Ende des 19. Jahrhunderts: Die ersten Arbeitergesetze werden beschlossen, diese schränken die Sonntagsarbeit ein.

1919: Die Weimarer Reichsverfassung legt in Artikel 139 fest: „Der Sonntag und die staatlich anerkannten Feiertage bleiben als Tage der Arbeitsruhe und der seelischen Erhebung gesetzlich geschützt.“

1949: Nach Artikel 140 des Grundgesetzes von 1949 ist der Artikel 139 der Weimarer Verfassung „Bestandteil dieses Grundgesetzes“.

1980er Jahre: Seitens FDP, Teilen der CDU/CSU und den großen Einzelhandelsunternehmen wurden die Ladenschlussgesetze in Frage gestellt. Die Folge davon war die Aufweichung der Sonntagsruhe. Dazu gehört z. B. der „verkaufsoffene Sonntag“.

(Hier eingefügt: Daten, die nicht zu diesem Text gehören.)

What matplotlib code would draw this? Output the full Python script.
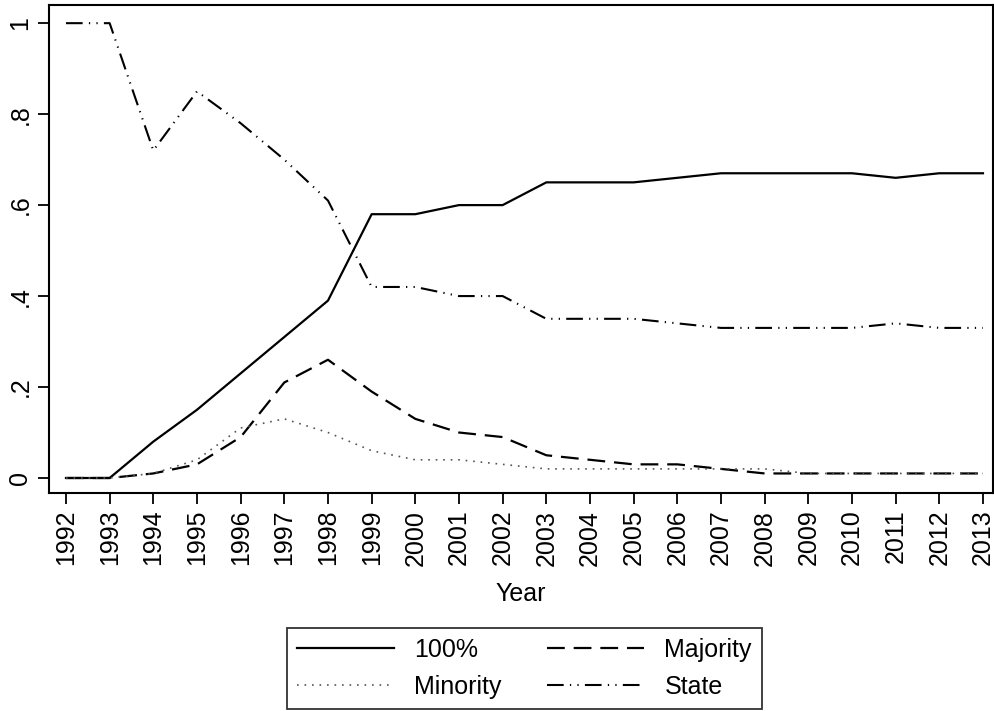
import matplotlib
matplotlib.use("Agg")
from matplotlib import pyplot as plt

plt.rcParams['font.family'] = ['Liberation Sans', 'DejaVu Sans']

years = list(range(1992, 2014))
full = [0, 0, 0.08, 0.15, 0.23, 0.31, 0.39, 0.58, 0.58, 0.60, 0.60,
        0.65, 0.65, 0.65, 0.66, 0.67, 0.67, 0.67, 0.67, 0.66, 0.67, 0.67]
majority = [0, 0, 0.01, 0.03, 0.09, 0.21, 0.26, 0.19, 0.13, 0.10, 0.09,
            0.05, 0.04, 0.03, 0.03, 0.02, 0.01, 0.01, 0.01, 0.01, 0.01, 0.01]
minority = [0, 0, 0.01, 0.04, 0.11, 0.13, 0.10, 0.06, 0.04, 0.04, 0.03,
            0.02, 0.02, 0.02, 0.02, 0.02, 0.02, 0.01, 0.01, 0.01, 0.01, 0.01]
state = [1, 1, 0.72, 0.85, 0.78, 0.70, 0.61, 0.42, 0.42, 0.40, 0.40,
         0.35, 0.35, 0.35, 0.34, 0.33, 0.33, 0.33, 0.33, 0.34, 0.33, 0.33]
yticks = [0, 0.2, 0.4, 0.6, 0.8, 1]
ylabels = ["0", ".2", ".4", ".6", ".8", "1"]

fig = plt.figure(figsize=(9.95, 7.11), dpi=100)
ax = fig.add_axes([0.0492, 0.3066, 0.9488, 0.6864])

ax.plot(years, full, color="black", lw=1.6, label="100%")
ax.plot(years, majority, color="black", lw=1.6, dashes=(8, 4), label="Majority")
ax.plot(years, minority, color="#555555", lw=1.2, dashes=(1, 3.5), label="Minority")
ax.plot(years, state, color="black", lw=1.5, dashes=(8, 3, 0.6, 3, 0.6, 3), label="State")

ax.set_xlim(1991.61, 2013.23)
ax.set_ylim(-0.033, 1.04)
ax.set_xticks(years)
ax.set_xticklabels([str(y) for y in years], rotation=90, fontsize=18)
ax.set_yticks(yticks)
ax.set_yticklabels(ylabels, rotation=90, fontsize=18, va="center")
ax.tick_params(direction="out", length=8, width=1.3, color="black", pad=4)
for s in ax.spines.values():
    s.set_linewidth(1.5)
    s.set_color("black")
ax.set_xlabel("Year", fontsize=18, labelpad=12)

h, l = ax.get_legend_handles_labels()
h = [h[0], h[2], h[1], h[3]]
l = [l[0], l[2], l[1], l[3]]
leg = fig.legend(h, l, ncol=2, loc="center", bbox_to_anchor=(0.527, 0.06),
                 fontsize=18, handlelength=3.9, frameon=True, fancybox=False,
                 edgecolor="black", columnspacing=1.8, handletextpad=0.8,
                 borderpad=0.4, labelspacing=0.5, borderaxespad=0)
leg.get_frame().set_linewidth(1.3)

fig.savefig("out.png", dpi=100, facecolor="white")
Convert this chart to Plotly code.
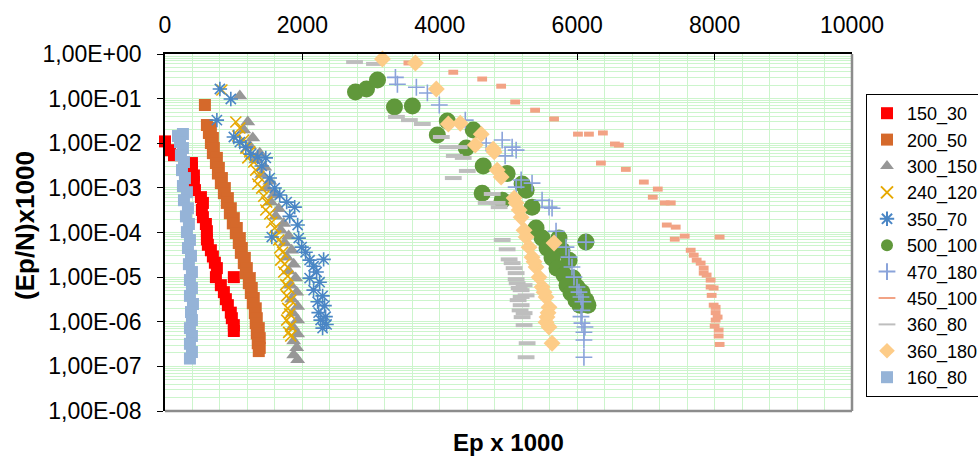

2006: Durch die Föderalismusrefom wird die Diskussion um den Sonntagsschutz wieder entfacht, die insbesondere die Gesetzgebung zwischen Bund und Ländern neu regelt.
Damit wird auch der Ladenschluss zur Ländersache, die Länder haben die Freiheit, die Anzahl der verkaufsoffenen Sonntage selbst zu bestimmen. Mit zehn Sonntagen, an denen Geschäfte ihre Türen öffnen dürfen, steht Berlin deutschlandweit an der Spitze. Die meisten Länder geben vier Sonntage frei.